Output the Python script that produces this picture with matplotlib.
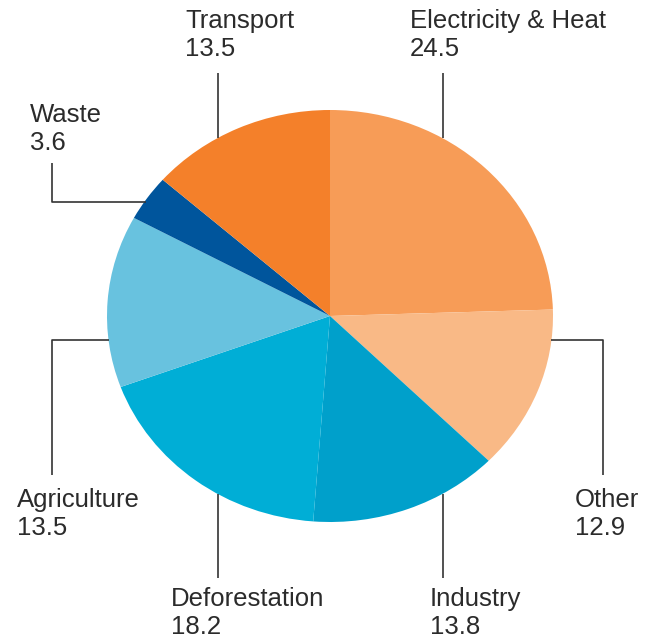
import numpy as np
import matplotlib.pyplot as plt

# greenhouse gas emissions by sector (%)
sectors = ['Electricity & Heat', 'Other', 'Industry', 'Deforestation',
           'Agriculture', 'Waste', 'Transport']
values = [24.5, 12.9, 13.8, 18.2, 13.5, 3.6, 13.5]
colors = ['#F79C57', '#F9B986', '#00A0CB', '#00AED6',
          '#68C2DF', '#00559C', '#F4802A']

W, H = 653, 642
cx, cy = 330, 316      # pie centre in pixels (from top-left)
rx, ry = 223, 206      # pie is a bit squashed

fig = plt.figure(figsize=(W / 100, H / 100), dpi=100)
ax = fig.add_axes([0, 0, 1, 1])

ax.pie(values, colors=colors, startangle=90, counterclock=False,
       radius=1, center=(0, 0), wedgeprops=dict(linewidth=0))
ax.set_aspect('auto')
ax.set_xlim(-cx / rx, (W - cx) / rx)
ax.set_ylim(-(H - cy) / ry, cy / ry)
ax.axis('off')


def px(x, y):
    # pixel position -> data coords
    return (x - cx) / rx, (cy - y) / ry


def edge_y(x, top=True):
    # y pixel where a vertical line at x meets the pie edge
    t = np.sqrt(max(0.0, 1 - ((x - cx) / rx) ** 2))
    return cy - ry * t if top else cy + ry * t


def edge_x(y, left=True):
    t = np.sqrt(max(0.0, 1 - ((y - cy) / ry) ** 2))
    return cx - rx * t if left else cx + rx * t


# leader lines (pixel paths) and text positions
leaders = {
    'Electricity & Heat': [(443, 73), (443, edge_y(443))],
    'Transport': [(218, 73), (218, edge_y(218))],
    'Waste': [(52, 163), (52, 202), (edge_x(202) + 2, 202)],
    'Agriculture': [(edge_x(340), 340), (52, 340), (52, 475)],
    'Deforestation': [(218, edge_y(218, False)), (218, 578)],
    'Industry': [(443, edge_y(443, False)), (443, 578)],
    'Other': [(edge_x(340, False), 340), (603, 340), (603, 475)],
}
text_pos = {
    'Electricity & Heat': (410, 9),
    'Transport': (185, 9),
    'Waste': (30, 103),
    'Agriculture': (17, 488),
    'Deforestation': (171, 587),
    'Industry': (430, 587),
    'Other': (575, 488),
}

for name, val in zip(sectors, values):
    pts = [px(x, y) for x, y in leaders[name]]
    xs, ys = zip(*pts)
    ax.plot(xs, ys, color='#333333', lw=1.2, solid_capstyle='butt')
    tx, ty = px(*text_pos[name])
    ax.text(tx, ty, f'{name}\n{val}', ha='left', va='top',
            fontsize=18.5, family='Liberation Sans', color='#2b2b2b',
            linespacing=1.22)

fig.savefig('out.png', dpi=100)
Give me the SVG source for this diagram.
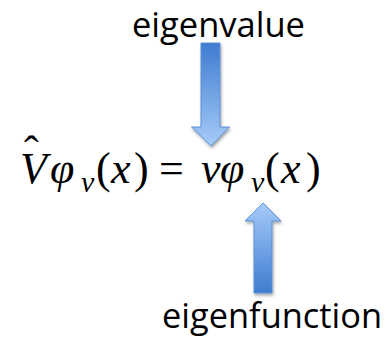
<svg xmlns="http://www.w3.org/2000/svg" width="390" height="340" viewBox="0 0 390 340">
<style>
.lbl{font-family:"Open Sans","Noto Sans","Liberation Sans",sans-serif;font-size:34px;fill:#000}
.m{font-family:"Liberation Serif","DejaVu Serif",serif;font-style:italic;font-size:44px;fill:#000}
.u{font-family:"Liberation Serif","DejaVu Serif",serif;font-size:44px;fill:#000}
.s{font-family:"Liberation Serif","DejaVu Serif",serif;font-style:italic;font-size:30px;fill:#000}
.arr{stroke:#5a8fd6;stroke-width:1;filter:url(#sh)}
</style>
<defs>
<linearGradient id="gd" x1="0" y1="0" x2="0" y2="1">
<stop offset="0" stop-color="#3f7cd0"/>
<stop offset="1" stop-color="#a6cbf8"/>
</linearGradient>
<linearGradient id="gu" x1="0" y1="1" x2="0" y2="0">
<stop offset="0" stop-color="#3f7cd0"/>
<stop offset="1" stop-color="#a6cbf8"/>
</linearGradient>
<filter id="sh" x="-30%" y="-10%" width="160%" height="130%">
<feDropShadow dx="1" dy="2" stdDeviation="1.5" flood-color="#000" flood-opacity="0.35"/>
</filter>
</defs>
<g id="eigenvalue"><text class="lbl" x="132" y="37" textLength="173" lengthAdjust="spacingAndGlyphs">eigenvalue</text></g>
<g id="eigenfunction"><text class="lbl" x="162" y="328" textLength="220" lengthAdjust="spacingAndGlyphs">eigenfunction</text></g>
<g id="equation">
<text class="u" x="24" y="166" font-size="36">ˆ</text>
<text class="m" x="20" y="183">V</text>
<text class="m" x="50" y="183">φ</text>
<text class="s" x="81" y="192">v</text>
<text class="u" x="96" y="183">(</text>
<text class="m" x="111" y="183">x</text>
<text class="u" x="134" y="183">)</text>
<text class="u" x="159" y="183">=</text>
<text class="m" x="201" y="183">v</text>
<text class="m" x="220" y="183">φ</text>
<text class="s" x="251" y="192">v</text>
<text class="u" x="265" y="183">(</text>
<text class="m" x="281" y="183">x</text>
<text class="u" x="306" y="183">)</text>
</g>
<g id="connectors">
<path class="arr" fill="url(#gd)" d="M201,43 H220 V127 H229.5 L211,146 L191.5,127 H201 Z"/>
<path class="arr" fill="url(#gu)" d="M254,293 H272 V221 H281 L263,203 L245,221 H254 Z"/>
</g>
</svg>
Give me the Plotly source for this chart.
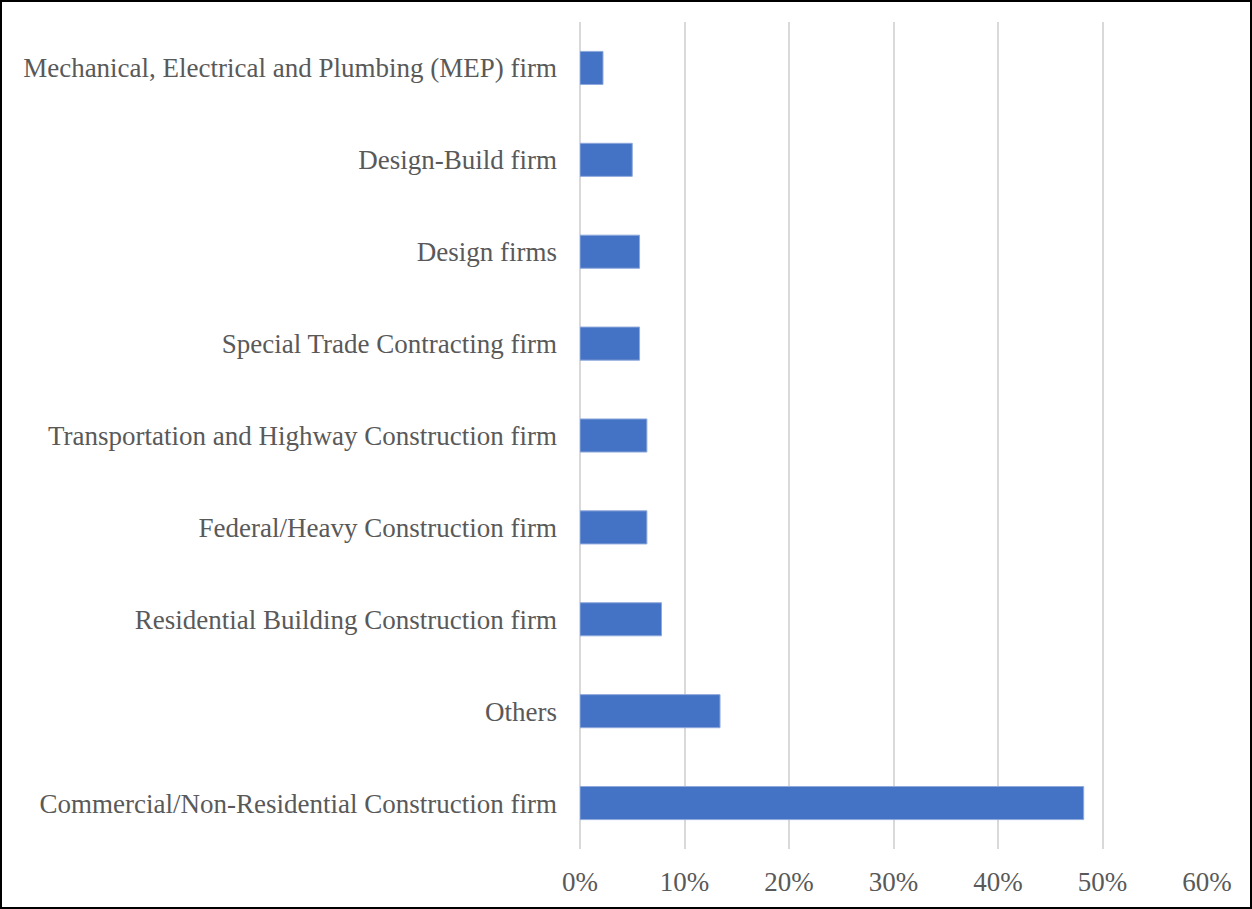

§ §

Repeat the records above verbatim, with no pictures in the result.

Output the Python script that produces this picture with matplotlib.
import numpy as np
import matplotlib.pyplot as plt

# greenhouse gas emissions by sector (%)
sectors = ['Electricity & Heat', 'Other', 'Industry', 'Deforestation',
           'Agriculture', 'Waste', 'Transport']
values = [24.5, 12.9, 13.8, 18.2, 13.5, 3.6, 13.5]
colors = ['#F79C57', '#F9B986', '#00A0CB', '#00AED6',
          '#68C2DF', '#00559C', '#F4802A']

W, H = 653, 642
cx, cy = 330, 316      # pie centre in pixels (from top-left)
rx, ry = 223, 206      # pie is a bit squashed

fig = plt.figure(figsize=(W / 100, H / 100), dpi=100)
ax = fig.add_axes([0, 0, 1, 1])

ax.pie(values, colors=colors, startangle=90, counterclock=False,
       radius=1, center=(0, 0), wedgeprops=dict(linewidth=0))
ax.set_aspect('auto')
ax.set_xlim(-cx / rx, (W - cx) / rx)
ax.set_ylim(-(H - cy) / ry, cy / ry)
ax.axis('off')


def px(x, y):
    # pixel position -> data coords
    return (x - cx) / rx, (cy - y) / ry


def edge_y(x, top=True):
    # y pixel where a vertical line at x meets the pie edge
    t = np.sqrt(max(0.0, 1 - ((x - cx) / rx) ** 2))
    return cy - ry * t if top else cy + ry * t


def edge_x(y, left=True):
    t = np.sqrt(max(0.0, 1 - ((y - cy) / ry) ** 2))
    return cx - rx * t if left else cx + rx * t


# leader lines (pixel paths) and text positions
leaders = {
    'Electricity & Heat': [(443, 73), (443, edge_y(443))],
    'Transport': [(218, 73), (218, edge_y(218))],
    'Waste': [(52, 163), (52, 202), (edge_x(202) + 2, 202)],
    'Agriculture': [(edge_x(340), 340), (52, 340), (52, 475)],
    'Deforestation': [(218, edge_y(218, False)), (218, 578)],
    'Industry': [(443, edge_y(443, False)), (443, 578)],
    'Other': [(edge_x(340, False), 340), (603, 340), (603, 475)],
}
text_pos = {
    'Electricity & Heat': (410, 9),
    'Transport': (185, 9),
    'Waste': (30, 103),
    'Agriculture': (17, 488),
    'Deforestation': (171, 587),
    'Industry': (430, 587),
    'Other': (575, 488),
}

for name, val in zip(sectors, values):
    pts = [px(x, y) for x, y in leaders[name]]
    xs, ys = zip(*pts)
    ax.plot(xs, ys, color='#333333', lw=1.2, solid_capstyle='butt')
    tx, ty = px(*text_pos[name])
    ax.text(tx, ty, f'{name}\n{val}', ha='left', va='top',
            fontsize=18.5, family='Liberation Sans', color='#2b2b2b',
            linespacing=1.22)

fig.savefig('out.png', dpi=100)
Give me the SVG source for this diagram.
<svg xmlns="http://www.w3.org/2000/svg" width="390" height="340" viewBox="0 0 390 340">
<style>
.lbl{font-family:"Open Sans","Noto Sans","Liberation Sans",sans-serif;font-size:34px;fill:#000}
.m{font-family:"Liberation Serif","DejaVu Serif",serif;font-style:italic;font-size:44px;fill:#000}
.u{font-family:"Liberation Serif","DejaVu Serif",serif;font-size:44px;fill:#000}
.s{font-family:"Liberation Serif","DejaVu Serif",serif;font-style:italic;font-size:30px;fill:#000}
.arr{stroke:#5a8fd6;stroke-width:1;filter:url(#sh)}
</style>
<defs>
<linearGradient id="gd" x1="0" y1="0" x2="0" y2="1">
<stop offset="0" stop-color="#3f7cd0"/>
<stop offset="1" stop-color="#a6cbf8"/>
</linearGradient>
<linearGradient id="gu" x1="0" y1="1" x2="0" y2="0">
<stop offset="0" stop-color="#3f7cd0"/>
<stop offset="1" stop-color="#a6cbf8"/>
</linearGradient>
<filter id="sh" x="-30%" y="-10%" width="160%" height="130%">
<feDropShadow dx="1" dy="2" stdDeviation="1.5" flood-color="#000" flood-opacity="0.35"/>
</filter>
</defs>
<g id="eigenvalue"><text class="lbl" x="132" y="37" textLength="173" lengthAdjust="spacingAndGlyphs">eigenvalue</text></g>
<g id="eigenfunction"><text class="lbl" x="162" y="328" textLength="220" lengthAdjust="spacingAndGlyphs">eigenfunction</text></g>
<g id="equation">
<text class="u" x="24" y="166" font-size="36">ˆ</text>
<text class="m" x="20" y="183">V</text>
<text class="m" x="50" y="183">φ</text>
<text class="s" x="81" y="192">v</text>
<text class="u" x="96" y="183">(</text>
<text class="m" x="111" y="183">x</text>
<text class="u" x="134" y="183">)</text>
<text class="u" x="159" y="183">=</text>
<text class="m" x="201" y="183">v</text>
<text class="m" x="220" y="183">φ</text>
<text class="s" x="251" y="192">v</text>
<text class="u" x="265" y="183">(</text>
<text class="m" x="281" y="183">x</text>
<text class="u" x="306" y="183">)</text>
</g>
<g id="connectors">
<path class="arr" fill="url(#gd)" d="M201,43 H220 V127 H229.5 L211,146 L191.5,127 H201 Z"/>
<path class="arr" fill="url(#gu)" d="M254,293 H272 V221 H281 L263,203 L245,221 H254 Z"/>
</g>
</svg>
Give me the Plotly source for this chart.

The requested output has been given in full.